■ Directions for this task: Below, locate the line that contains "Emit a Python". Repeat exactly from that line to the line that contains "obs_toc = [0, 57.0, 83.5, 93.6]", inclusive, leaving out the pictures.

(Rows from a dataset of charts and code)

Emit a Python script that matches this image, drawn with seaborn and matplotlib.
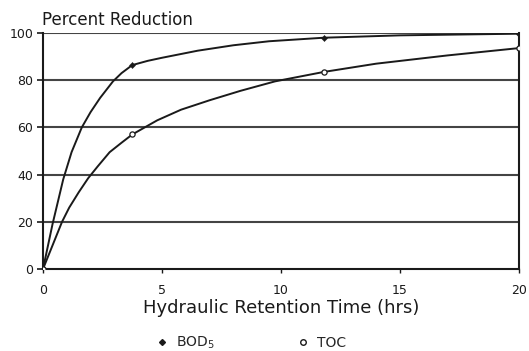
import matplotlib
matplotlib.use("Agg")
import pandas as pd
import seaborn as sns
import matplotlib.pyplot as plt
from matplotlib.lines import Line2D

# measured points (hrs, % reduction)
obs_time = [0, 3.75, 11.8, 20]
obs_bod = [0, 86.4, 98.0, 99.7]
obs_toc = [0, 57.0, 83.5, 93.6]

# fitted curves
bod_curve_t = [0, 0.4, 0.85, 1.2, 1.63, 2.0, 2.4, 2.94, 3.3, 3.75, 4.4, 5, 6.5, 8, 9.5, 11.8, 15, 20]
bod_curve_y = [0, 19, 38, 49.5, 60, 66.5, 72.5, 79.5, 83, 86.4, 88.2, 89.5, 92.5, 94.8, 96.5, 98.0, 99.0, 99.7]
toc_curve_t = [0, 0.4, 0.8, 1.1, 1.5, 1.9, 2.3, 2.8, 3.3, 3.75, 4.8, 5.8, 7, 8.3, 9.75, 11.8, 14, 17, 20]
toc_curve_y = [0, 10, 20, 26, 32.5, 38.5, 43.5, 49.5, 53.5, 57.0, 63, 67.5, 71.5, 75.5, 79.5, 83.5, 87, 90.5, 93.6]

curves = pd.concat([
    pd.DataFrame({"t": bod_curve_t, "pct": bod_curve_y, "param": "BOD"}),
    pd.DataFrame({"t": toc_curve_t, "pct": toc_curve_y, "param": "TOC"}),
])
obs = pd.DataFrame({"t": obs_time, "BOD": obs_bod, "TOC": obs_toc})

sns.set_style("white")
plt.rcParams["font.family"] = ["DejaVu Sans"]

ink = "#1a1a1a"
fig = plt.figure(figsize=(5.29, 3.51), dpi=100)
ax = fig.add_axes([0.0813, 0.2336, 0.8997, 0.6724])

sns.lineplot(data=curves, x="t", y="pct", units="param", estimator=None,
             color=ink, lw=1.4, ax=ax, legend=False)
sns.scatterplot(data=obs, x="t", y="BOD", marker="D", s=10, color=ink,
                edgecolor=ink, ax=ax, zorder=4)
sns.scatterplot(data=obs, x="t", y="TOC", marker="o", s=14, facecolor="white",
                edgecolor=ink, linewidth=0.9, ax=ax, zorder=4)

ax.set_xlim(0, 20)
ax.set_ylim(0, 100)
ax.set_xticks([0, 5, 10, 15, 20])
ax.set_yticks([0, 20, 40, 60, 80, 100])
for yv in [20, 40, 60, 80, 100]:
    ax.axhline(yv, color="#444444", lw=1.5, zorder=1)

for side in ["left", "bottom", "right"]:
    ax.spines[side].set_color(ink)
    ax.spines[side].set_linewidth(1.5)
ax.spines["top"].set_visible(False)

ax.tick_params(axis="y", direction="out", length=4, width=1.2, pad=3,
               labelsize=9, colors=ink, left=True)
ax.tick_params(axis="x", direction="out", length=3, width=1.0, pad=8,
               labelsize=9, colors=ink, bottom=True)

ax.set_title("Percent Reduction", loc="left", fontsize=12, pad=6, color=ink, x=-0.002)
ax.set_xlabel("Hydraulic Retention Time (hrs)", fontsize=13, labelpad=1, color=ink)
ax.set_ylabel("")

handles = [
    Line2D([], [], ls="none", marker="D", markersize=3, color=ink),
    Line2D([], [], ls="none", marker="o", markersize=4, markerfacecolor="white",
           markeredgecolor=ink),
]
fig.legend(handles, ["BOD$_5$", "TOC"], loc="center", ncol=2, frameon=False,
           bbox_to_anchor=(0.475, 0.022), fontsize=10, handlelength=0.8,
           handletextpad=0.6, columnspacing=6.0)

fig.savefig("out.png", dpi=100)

--

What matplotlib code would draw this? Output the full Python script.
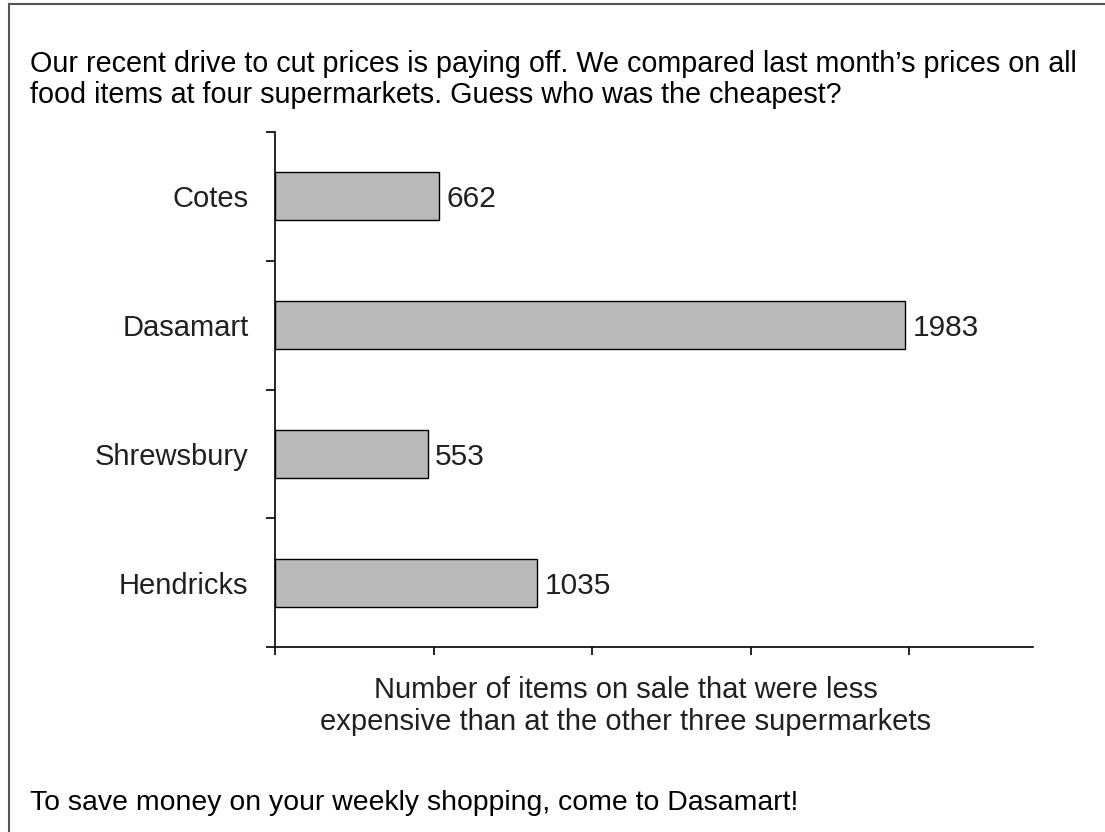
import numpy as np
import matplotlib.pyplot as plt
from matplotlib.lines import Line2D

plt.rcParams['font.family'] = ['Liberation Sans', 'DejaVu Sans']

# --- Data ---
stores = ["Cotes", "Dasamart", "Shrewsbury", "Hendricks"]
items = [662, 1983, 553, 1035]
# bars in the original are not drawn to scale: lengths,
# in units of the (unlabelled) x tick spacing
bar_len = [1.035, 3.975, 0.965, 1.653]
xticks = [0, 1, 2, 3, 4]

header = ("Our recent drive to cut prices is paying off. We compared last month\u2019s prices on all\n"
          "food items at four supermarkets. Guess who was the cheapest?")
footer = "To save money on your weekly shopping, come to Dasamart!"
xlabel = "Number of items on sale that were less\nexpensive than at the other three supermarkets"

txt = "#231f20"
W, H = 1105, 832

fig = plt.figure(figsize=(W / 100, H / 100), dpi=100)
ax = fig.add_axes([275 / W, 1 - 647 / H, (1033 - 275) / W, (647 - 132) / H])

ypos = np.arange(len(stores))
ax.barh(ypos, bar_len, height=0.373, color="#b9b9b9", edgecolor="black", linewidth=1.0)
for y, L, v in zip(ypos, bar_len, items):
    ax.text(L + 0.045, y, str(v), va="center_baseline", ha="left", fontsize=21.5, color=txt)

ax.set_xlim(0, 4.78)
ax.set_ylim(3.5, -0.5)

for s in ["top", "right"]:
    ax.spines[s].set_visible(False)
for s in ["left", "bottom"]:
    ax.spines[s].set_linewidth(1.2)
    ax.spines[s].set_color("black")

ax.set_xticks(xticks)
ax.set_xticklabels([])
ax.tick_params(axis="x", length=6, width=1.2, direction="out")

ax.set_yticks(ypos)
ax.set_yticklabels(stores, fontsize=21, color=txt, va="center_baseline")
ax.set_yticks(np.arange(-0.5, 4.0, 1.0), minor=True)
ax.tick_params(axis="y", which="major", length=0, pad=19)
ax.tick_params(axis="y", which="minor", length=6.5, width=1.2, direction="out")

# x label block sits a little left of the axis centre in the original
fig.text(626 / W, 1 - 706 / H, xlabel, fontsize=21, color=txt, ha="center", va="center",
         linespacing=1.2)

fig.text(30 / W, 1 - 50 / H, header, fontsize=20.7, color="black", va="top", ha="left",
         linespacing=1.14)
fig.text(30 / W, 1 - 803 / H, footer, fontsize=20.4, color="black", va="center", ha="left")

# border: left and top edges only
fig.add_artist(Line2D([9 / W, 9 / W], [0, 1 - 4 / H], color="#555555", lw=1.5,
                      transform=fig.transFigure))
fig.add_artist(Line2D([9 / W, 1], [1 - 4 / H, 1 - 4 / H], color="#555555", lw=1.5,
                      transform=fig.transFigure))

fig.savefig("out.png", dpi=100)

■ Answer to the task:
Emit a Python script that matches this image, drawn with seaborn and matplotlib.
import matplotlib
matplotlib.use("Agg")
import pandas as pd
import seaborn as sns
import matplotlib.pyplot as plt
from matplotlib.lines import Line2D

# measured points (hrs, % reduction)
obs_time = [0, 3.75, 11.8, 20]
obs_bod = [0, 86.4, 98.0, 99.7]
obs_toc = [0, 57.0, 83.5, 93.6]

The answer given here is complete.